You may notice that some of the stocks aren’t eliminated if they barely fail a metric test. This is because I don’t want to eliminate a stock that is within a range that eyeball since I am taking a snapshot.
Definitions of Metrics Used for my Dividend Investment Portfolio
Since not everyone knows what I am talking about above I have provided definitions (all quotes taken from Investopedia):
- Dividend Champions are those dividend paying American companies that have increased their dividend for the past 25 years. Unlike the Dividend Aristocrat list they do not have to be part of the S&P 500. I have included a part of the dividend contenders list.
- P/E is Price is “a valuation ratio of a company’s current share price compared to its per-share Earnings.”
- Operating margin is “a measurement of what proportion of a company’s revenue is left over after paying for variable costs of production such as wages, raw materials, etc. A healthy operating margin is required for a company to be able to pay for its fixed costs, such as interest on debt.”
- Price to book is a ratio used to compare a stock’s market value to its book value. It is calculated by dividing the current closing price of the stock by the latest quarter’s book value per share.
- Dividend Yield a “Financial ratio that shows how much a company pays out in dividends each year relative to its share price. In the absence of any capital gains, the dividend yield is the return on investment for a stock. Dividend yield is calculated by dividing Annual Dividends per Share by Price Per Share”
- Payout Ratio – “The proportion of earnings paid out as dividends to shareholders, typically expressed as a percentage…The payout ratio is a key financial metric used to determine the sustainability of a company’s dividend payments.

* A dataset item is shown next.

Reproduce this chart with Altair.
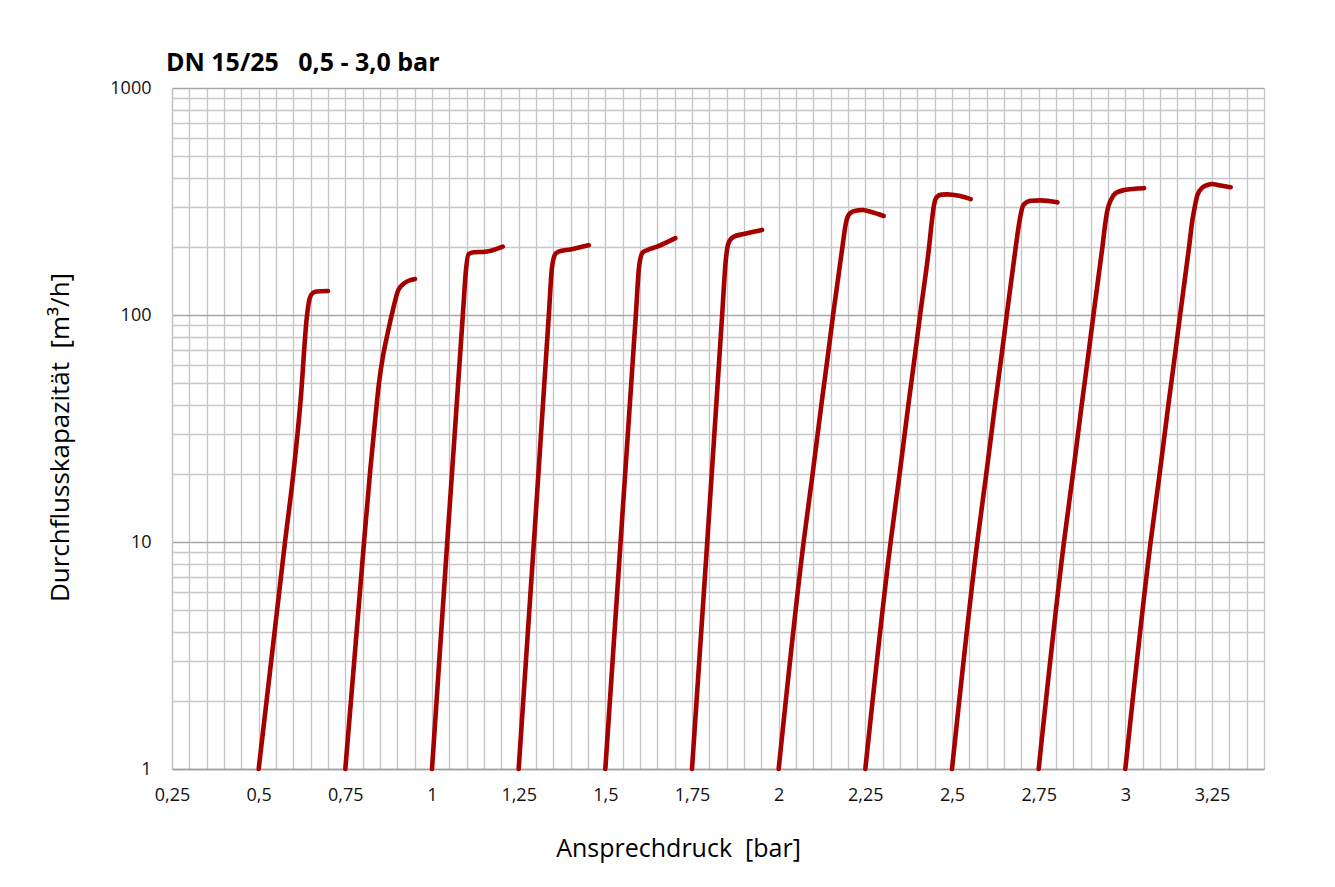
import altair as alt
import pandas as pd

# Ansprechdruck (bar) and Durchflusskapazität (m³/h), one list per curve
x_05 = [0.50, 0.576, 0.600, 0.621, 0.639, 0.647, 0.656, 0.668, 0.700]
y_05 = [1, 10, 20, 42, 98, 118, 125, 127, 127.5]
x_075 = [0.75, 0.804, 0.822, 0.836, 0.847, 0.858, 0.872, 0.887, 0.903, 0.920, 0.951]
y_075 = [1, 10, 20.8, 34.5, 50, 65, 83, 105, 129, 138, 144]
x_10 = [1.00, 1.044, 1.089, 1.098, 1.106, 1.120, 1.154, 1.204]
y_10 = [1, 10, 100, 158, 186, 189, 190, 200]
x_125 = [1.25, 1.294, 1.337, 1.346, 1.356, 1.365, 1.399, 1.452]
y_125 = [1, 10, 100, 161, 186, 190, 194.5, 203]
x_15 = [1.50, 1.544, 1.588, 1.597, 1.607, 1.620, 1.649, 1.702]
y_15 = [1, 10, 100, 161, 188, 193, 200, 218]
x_175 = [1.75, 1.794, 1.837, 1.847, 1.855, 1.870, 1.899, 1.952]
y_175 = [1, 10, 100, 171, 207, 221, 227.5, 237]
x_20 = [2.00, 2.072, 2.098, 2.123, 2.144, 2.157, 2.184, 2.194, 2.205, 2.222, 2.241, 2.265, 2.303]
y_20 = [1, 10, 20, 40, 70, 100, 200, 254, 280, 288, 290, 285, 273]
x_225 = [2.25, 2.323, 2.349, 2.374, 2.395, 2.408, 2.434, 2.442, 2.448, 2.457, 2.470, 2.486, 2.520, 2.554]
y_225 = [1, 10, 20, 40, 70, 100, 200, 260, 305, 332, 339, 340, 335, 324]
x_25 = [2.50, 2.573, 2.599, 2.624, 2.645, 2.658, 2.684, 2.694, 2.699, 2.706, 2.727, 2.756, 2.804]
y_25 = [1, 10, 20, 40, 70, 100, 200, 255, 281, 305, 318.6, 320, 313.6]
x_275 = [2.75, 2.823, 2.849, 2.874, 2.895, 2.908, 2.934, 2.944, 2.949, 2.958, 2.972, 2.996, 3.054]
y_275 = [1, 10, 20, 40, 70, 100, 200, 265, 292, 321, 344, 355, 362]
x_30 = [3.00, 3.073, 3.099, 3.124, 3.145, 3.158, 3.184, 3.194, 3.199, 3.208, 3.223, 3.237, 3.251, 3.266, 3.304]
y_30 = [1, 10, 20, 40, 70, 100, 200, 265, 292, 338, 365, 374, 377.6, 374, 365.5]

series_names = ["0,5", "0,75", "1,0", "1,25", "1,5", "1,75", "2,0", "2,25", "2,5", "2,75", "3,0"]
series_x = [x_05, x_075, x_10, x_125, x_15, x_175, x_20, x_225, x_25, x_275, x_30]
series_y = [y_05, y_075, y_10, y_125, y_15, y_175, y_20, y_225, y_25, y_275, y_30]

# axis tick / grid positions
x_grid_values = [round(0.25 + 0.05 * i, 2) for i in range(64)]
y_grid_values = [m * 10 ** e for e in range(3) for m in range(1, 10)] + [1000]

rows = []
for name, xs, ys in zip(series_names, series_x, series_y):
    for i, (xv, yv) in enumerate(zip(xs, ys)):
        rows.append({"serie": name, "order": i, "druck": xv, "kap": yv})
df = pd.DataFrame(rows)

x_label_expr = ("abs(datum.value*4 - round(datum.value*4)) < 0.001 ? "
                "replace(format(datum.value, '.2~f'), '.', ',') : ''")
y_label_expr = "indexof([1,10,100,1000], datum.value) >= 0 ? format(datum.value, 'd') : ''"

NB = "\u00a0"

chart = alt.Chart(df).mark_line(
    color="#a50000", strokeWidth=4.6, interpolate="monotone", strokeCap="round"
).encode(
    x=alt.X(
        "druck:Q",
        scale=alt.Scale(domain=[0.25, 3.4], nice=False, zero=False),
        axis=alt.Axis(
            title="Ansprechdruck" + NB + NB + "[bar]",
            values=x_grid_values,
            labelExpr=x_label_expr,
            ticks=False,
            labelPadding=17,
            labelFontSize=18,
            grid=True,
            gridColor="#c4c4c4",
            gridWidth=1.3,
            domainColor="#a0a0a0",
            domainWidth=1.3,
            titleFontSize=25,
            titleFontWeight="normal",
            titleX=506,
            titleY=87,
            titleBaseline="alphabetic",
            titleAnchor="start",
            titleAlign="center",
            labelOverlap=False,
            labelFlush=False,
        ),
    ),
    y=alt.Y(
        "kap:Q",
        scale=alt.Scale(type="log", domain=[1, 1000], nice=False),
        axis=alt.Axis(
            title="Durchflusskapazität" + NB + NB + "[m³/h]",
            values=y_grid_values,
            labelExpr=y_label_expr,
            ticks=False,
            labelPadding=21,
            labelFontSize=18,
            grid=True,
            gridColor={
                "condition": {"test": "indexof([1,10,100,1000], datum.value) >= 0", "value": "#a6a6a6"},
                "value": "#c8c8c8",
            },
            gridWidth=1.3,
            domainColor="#c4c4c4",
            domainWidth=1.3,
            titleFontSize=26,
            titleFontWeight="normal",
            titleX=-104,
            titleY=349,
            titleAngle=-90,
            titleBaseline="alphabetic",
            titleAlign="center",
            titleAnchor="start",
            labelOverlap=False,
            labelFlush=False,
        ),
    ),
    detail="serie:N",
    order="order:Q",
).properties(
    width=1092,
    height=681,
    background="white",
    title=alt.TitleParams(
        text="DN 15/25" + NB * 3 + "0,5 - 3,0 bar",
        anchor="start",
        frame="group",
        fontSize=25,
        fontWeight="bold",
        font="Open Sans",
        color="#000000",
        dx=-6,
        dy=31,
        offset=14,
        baseline="alphabetic",
    ),
    autosize=alt.AutoSizeParams(type="none"),
    padding={"left": 164, "top": 80, "right": 55, "bottom": 100},
).configure_axis(
    labelFont="Open Sans",
    titleFont="Open Sans",
    labelColor="#111111",
    titleColor="#000000",
).configure_view(
    stroke=None
)

chart.save("out.html", embed_options={"renderer": "svg", "actions": False})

Applying My Stock Screen Criteria to the Dividend Champion List
First Stock Screen: PE Ratio
The first Stocks I their eliminated were those whose Price to Earnings Ratios were out of line with their industry average. I also eliminate companies with PEs above 20 regardless of their industry average. This brought me down from 154 equities to 47! Unsurprisingly that was an even more extreme elimination than the previous month.
Second Stock Screen: Operating Margin
Next I eliminated those stocks whose operating margin was not better than its peers in the industry. I want the companies I invest in to be more profitable than their peers. This way unless there is a huge problem with the industry they’d be less likely to stop doing something (i.e. paying increasing dividends) that they have been doing for the past 20+ years
Third Stock Screen: Reasonable Price to Book or in line with their Industry
I was looking for those stocks whose price to book value is low as to further evidence that it is undervalued. In an effort to limit the unintended consequence of choosing stocks with a lot of tangible or financial assets on the books I have started comparing the P/B to the industry average.
Fourth Stock Screen: Yield
While I am not ‘chasing yields’ I am attempting to create a dividend portfolio, so the next elimination step was to remove any stocks with a dividend yield of less than 2.5%. This is a moving target depending on how many stocks I have left to choose from. Sometimes I go for 2% sometimes 4%
Since yield in of itself is derived from price this is another indication of a hot market (not that we needed one).
Fifth Stock Screen: Payout Ratio
Brand new this month I eliminated those equities whose payout ratio was 60%+. I am not sure if this was a good level but from the articles that I have read indicate that is the top end for most stocks. I would love some input on the topic.
My Dividend Watch List for July 2014
|Community Trust Banc.||CTBI|
|Eagle Financial Services||EFSI|
|First Financial Corp.||THFF|
|Johnson & Johnson||JNJ|
|MGE Energy Inc.||MGEE|
|Sonoco Products Co.||SON|
|Tompkins Financial Corp.||TMP|
|Arrow Financial Corp.||AROW|
I now compare these companies to their 52 week high/low. I like buying companies closer to its 52 week low to capture easy upside, however, finding an undervalued company is goal number one.